Entries ::
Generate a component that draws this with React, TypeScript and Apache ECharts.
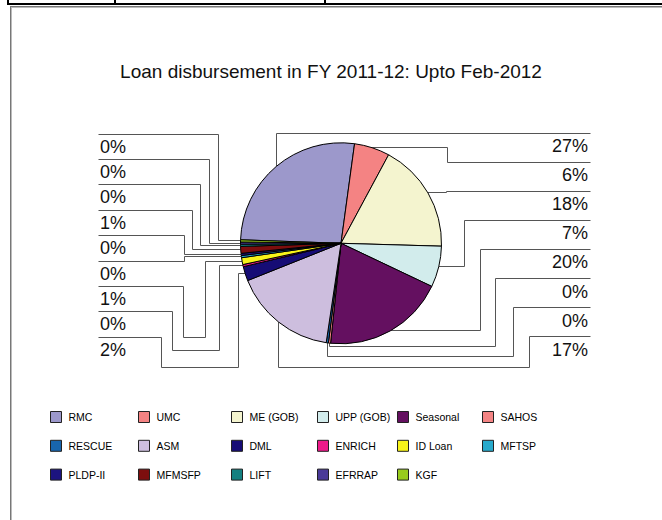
import React, { useEffect, useRef } from "react";
import * as echarts from "echarts";

// ---------- data ----------
const TITLE = "Loan disbursement in FY 2011-12: Upto Feb-2012";
const CATEGORIES = [
  "RMC", "UMC", "ME (GOB)", "UPP (GOB)", "Seasonal", "SAHOS", "RESCUE", "ASM",
  "DML", "ENRICH", "ID Loan", "MFTSP", "PLDP-II", "MFMSFP", "LIFT", "EFRRAP", "KGF",
];
// share of disbursement (%)
const SHARES = [
  26.6, 5.7, 17.6, 6.6, 19.6, 0.35, 0.35, 16.6,
  2.3, 0.35, 1.1, 0.35, 0.35, 1.1, 0.35, 0.35, 0.35,
];
const LEGEND_COLUMNS = [
  ["RMC", "RESCUE", "PLDP-II"],
  ["UMC", "ASM", "MFMSFP"],
  ["ME (GOB)", "DML", "LIFT"],
  ["UPP (GOB)", "ENRICH", "EFRRAP"],
  ["Seasonal", "ID Loan", "KGF"],
  ["SAHOS", "MFTSP"],
];

// ---------- styles / layout ----------
const COLORS = [
  "#9c98cb", "#f48383", "#f4f4cf", "#d2ecec", "#641060", "#f48484", "#1866ae", "#cdbede",
  "#160c75", "#ee1a8a", "#f8f41a", "#28aacc", "#1c1480", "#7d0e0e", "#148080", "#4a3a98", "#98cc1c",
];
const FONT = "Liberation Sans, Arial, sans-serif";
const CX = 341;
const CY = 243.3;
const RADIUS = 100.5;
const RIGHT_COUNT = 8;
const RIGHT_TEXT_X = 588;
const RIGHT_LINE_END = 590.5;
const RIGHT_ELBOW = [null, 447, 446, 464, 480, 495, 513, 529];
const RIGHT_LOW = [null, null, null, null, null, 346, 356, 367];
const LEFT_TEXT_X = 100;
const LEFT_LINE_END = 98.5;
const LEFT_ELBOW = [218, 209, 200, 192, 184, 184, 183, 172, 161];
const LEFT_LOW = [null, null, null, null, null, null, 337, 350, 367];
const LEFT_RISER = [null, null, null, null, null, null, 205, 219, 238];
const LEGEND_X = [50, 138, 231, 317, 397, 482];

const h = (v: number) => Math.round(v - 0.5) + 0.5;

export default function App() {
  const ref = useRef<HTMLDivElement>(null);

  useEffect(() => {
    if (!ref.current) return;
    const chart = echarts.init(ref.current, undefined, { renderer: "svg" });
    const total = SHARES.reduce((s, v) => s + v, 0);

    const legends = LEGEND_COLUMNS.map((col, k) => ({
      data: col,
      orient: "vertical",
      left: LEGEND_X[k],
      top: 411,
      padding: 0,
      itemWidth: 11,
      itemHeight: 11,
      itemGap: 16.8,
      icon: "rect",
      selectedMode: false,
      itemStyle: { borderColor: "#222", borderWidth: 1 },
      textStyle: { fontSize: 10.5, color: "#000", fontFamily: FONT, padding: [0, 0, 0, 2] },
    }));

    const option: any = {
      animation: false,
      backgroundColor: "#fff",
      color: COLORS,
      title: {
        text: TITLE,
        left: "center",
        top: 62,
        padding: 0,
        textStyle: { fontSize: 19, fontWeight: "normal", color: "#111", fontFamily: FONT },
      },
      legend: legends,
      graphic: [
        { type: "rect", shape: { x: 7, y: 3, width: 655, height: 2 }, style: { fill: "#000" } },
        { type: "rect", shape: { x: 7, y: 0, width: 2, height: 4 }, style: { fill: "#000" } },
        { type: "rect", shape: { x: 114, y: 0, width: 2, height: 4 }, style: { fill: "#000" } },
        { type: "rect", shape: { x: 324, y: 0, width: 2, height: 4 }, style: { fill: "#000" } },
        { type: "line", shape: { x1: 10, y1: 6.5, x2: 662, y2: 6.5 }, style: { stroke: "#777", lineWidth: 1 } },
        { type: "line", shape: { x1: 11, y1: 7.5, x2: 662, y2: 7.5 }, style: { stroke: "#bbb", lineWidth: 1 } },
        { type: "line", shape: { x1: 10.5, y1: 6, x2: 10.5, y2: 520 }, style: { stroke: "#777", lineWidth: 1 } },
        { type: "line", shape: { x1: 11.5, y1: 7, x2: 11.5, y2: 520 }, style: { stroke: "#bbb", lineWidth: 1 } },
      ],
      series: [
        {
          type: "pie",
          center: [CX, CY],
          radius: RADIUS,
          startAngle: 178,
          clockwise: true,
          avoidLabelOverlap: false,
          silent: true,
          data: CATEGORIES.map((name, i) => ({ name, value: SHARES[i] })),
          itemStyle: { borderColor: "#000", borderWidth: 1 },
          label: {
            show: true,
            position: "outside",
            fontSize: 18,
            color: "#111",
            fontFamily: FONT,
            formatter: (p: any) => Math.round((p.value / total) * 100) + "%",
          },
          labelLine: { show: true, length: 10, length2: 10, lineStyle: { color: "#555", width: 1 } },
          labelLayout: (p: any) => {
            const i = p.dataIndex;
            const pt = p.labelLinePoints ? p.labelLinePoints[0] : [CX, CY];
            const a = [pt[0], h(pt[1])];
            if (i < RIGHT_COUNT) {
              const ty = 146 + i * 29.1;
              const ly = h(ty - 13);
              const ex = RIGHT_ELBOW[i];
              const low = RIGHT_LOW[i];
              let pts: number[][];
              if (ex == null) {
                const ax = h(a[0]);
                pts = [[ax, pt[1]], [ax, ly], [RIGHT_LINE_END, ly]];
              } else if (low == null) {
                pts = [a, [h(ex), a[1]], [h(ex), ly], [RIGHT_LINE_END, ly]];
              } else {
                const ax = h(a[0]);
                pts = [[ax, pt[1]], [ax, h(low)], [h(ex), h(low)], [h(ex), ly], [RIGHT_LINE_END, ly]];
              }
              return { x: RIGHT_TEXT_X, y: ty, align: "right", verticalAlign: "middle", labelLinePoints: pts };
            }
            const row = CATEGORIES.length - 1 - i;
            const ty = 146.5 + row * 25.4;
            const ly = h(ty - 12.5);
            const ex = h(LEFT_ELBOW[row]);
            const low = LEFT_LOW[row];
            let pts: number[][];
            if (low == null) {
              pts = [a, [ex, a[1]], [ex, ly], [LEFT_LINE_END, ly]];
            } else {
              const rx = h(LEFT_RISER[row] as number);
              pts = [a, [rx, a[1]], [rx, h(low)], [ex, h(low)], [ex, ly], [LEFT_LINE_END, ly]];
            }
            return { x: LEFT_TEXT_X, y: ty, align: "left", verticalAlign: "middle", labelLinePoints: pts };
          },
        },
      ],
    };
    chart.setOption(option);
    return () => chart.dispose();
  }, []);

  return (
    <div
      ref={ref}
      style={{ position: "absolute", left: 0, top: 0, width: 662, height: 520, background: "#fff" }}
    />
  );
}
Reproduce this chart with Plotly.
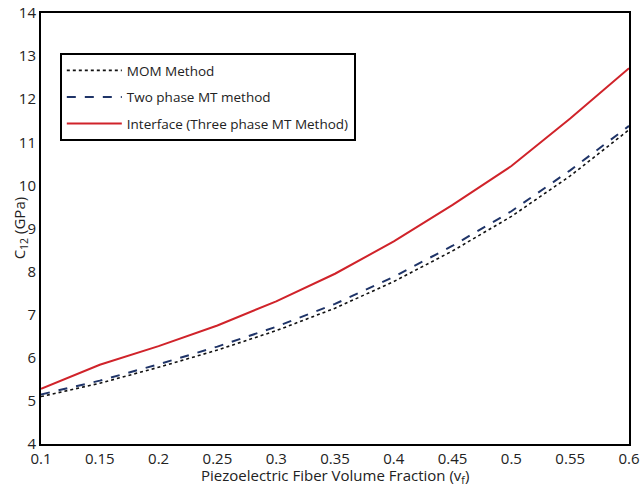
import plotly.graph_objects as go

vf = [0.1, 0.15, 0.2, 0.25, 0.3, 0.35, 0.4, 0.45, 0.5, 0.55, 0.6]
mom = [5.10, 5.41, 5.78, 6.18, 6.63, 7.15, 7.77, 8.48, 9.28, 10.22, 11.29]
two_phase = [5.15, 5.47, 5.85, 6.26, 6.72, 7.25, 7.88, 8.60, 9.40, 10.35, 11.38]
interface = [5.28, 5.84, 6.27, 6.75, 7.31, 7.95, 8.70, 9.55, 10.45, 11.55, 12.72]

x_ticks = [0.1, 0.15, 0.2, 0.25, 0.3, 0.35, 0.4, 0.45, 0.5, 0.55, 0.6]
x_tick_text = ["0.1", "0.15", "0.2", "0.25", "0.3", "0.35", "0.4", "0.45", "0.5", "0.55", "0.6"]
y_ticks = [4, 5, 6, 7, 8, 9, 10, 11, 12, 13, 14]

fig = go.Figure()
fig.add_trace(go.Scatter(x=vf, y=mom, mode="lines", name="MOM Method", legendgroup="a",
                         line=dict(color="#111111", width=1.6, dash="dot")))
fig.add_trace(go.Scatter(x=vf, y=two_phase, mode="lines", name="Two phase MT method", legendgroup="b",
                         line=dict(color="#1F3468", width=2, dash="dash")))
fig.add_trace(go.Scatter(x=vf, y=interface, mode="lines", name="Interface (Three phase MT Method)",
                         legendgroup="c", line=dict(color="#D0232A", width=2)))

fig.update_layout(
    width=642, height=484,
    margin=dict(l=41, r=13, t=13, b=40),
    paper_bgcolor="white", plot_bgcolor="white",
    font=dict(family="Open Sans", size=15, color="#222222"),
    showlegend=True,
    legend=dict(x=0.032, y=0.907, xanchor="left", yanchor="top",
                bordercolor="black", borderwidth=2, bgcolor="white",
                font=dict(family="Open Sans", size=13.5, color="#222222"),
                itemwidth=55, tracegroupgap=6),
    xaxis=dict(range=[0.1, 0.6], tickvals=x_ticks, ticktext=x_tick_text, automargin=False,
               showgrid=False, zeroline=False, showline=True, mirror=True,
               linecolor="black", linewidth=2, ticks="", ticklen=0),
    yaxis=dict(range=[4, 14], tickvals=y_ticks, automargin=False,
               showgrid=False, zeroline=False, showline=True, mirror=True,
               linecolor="black", linewidth=2, ticks="", ticklen=0),
    annotations=[
        dict(text="C<sub>12</sub> (GPa)", textangle=-90, showarrow=False,
             xref="paper", yref="paper", x=-0.036, y=0.5,
             xanchor="center", yanchor="middle", font=dict(size=15, color="#222222")),
        dict(text="Piezoelectric Fiber Volume Fraction (v<sub>f</sub>)", showarrow=False,
             xref="paper", yref="paper", x=0.5, y=-0.074,
             xanchor="center", yanchor="middle", font=dict(size=15, color="#222222")),
    ],
)

fig.write_html("out.html", config={"displayModeBar": False},
               post_script="document.body.style.margin='0';")
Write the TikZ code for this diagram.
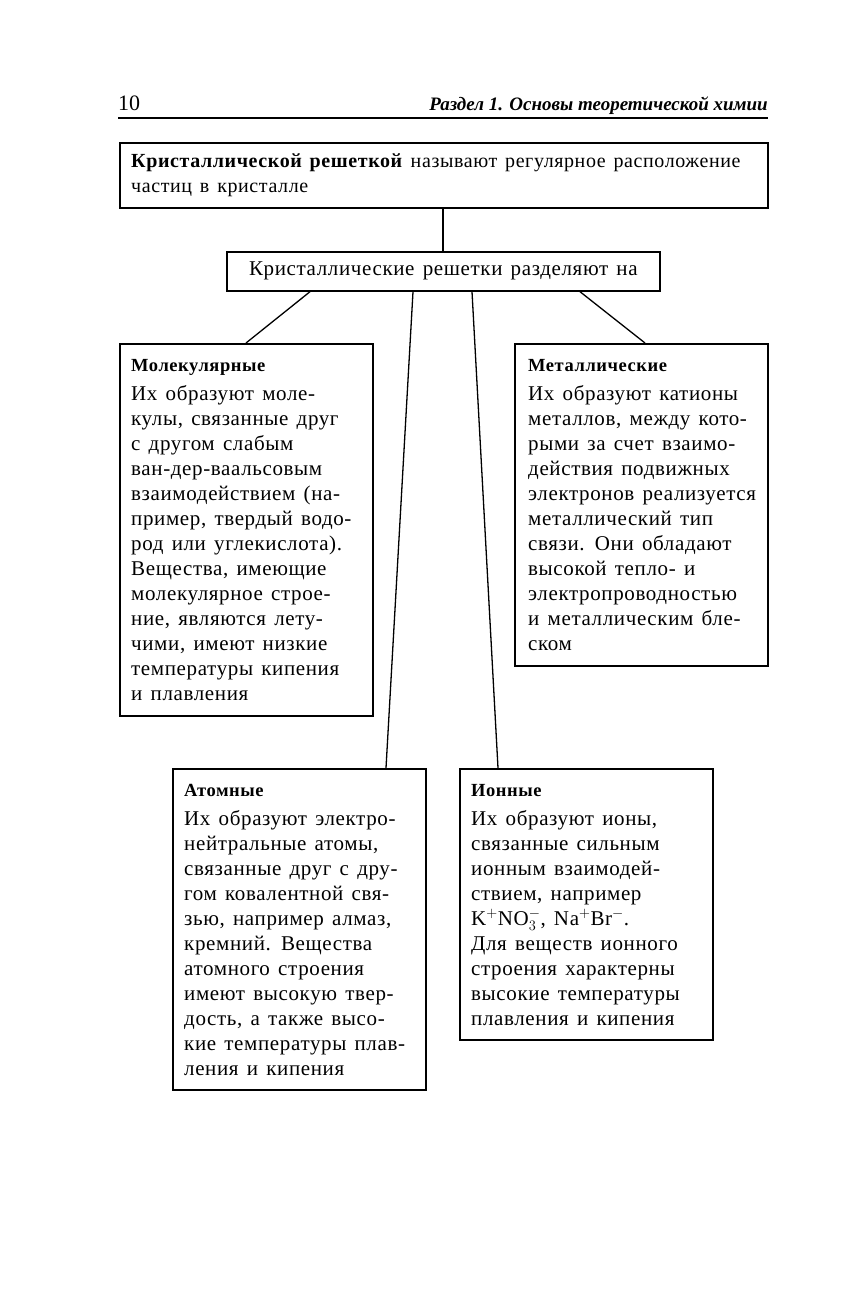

Stated exercise ::
Write out each line of the listing above, exactly, from its first line to the line holding "import * as", inclusive. Skip the pictures.

Final result ::
Generate a component that draws this with React, TypeScript and Apache ECharts.
import React, { useEffect, useRef } from "react";
import * as echarts from "echarts";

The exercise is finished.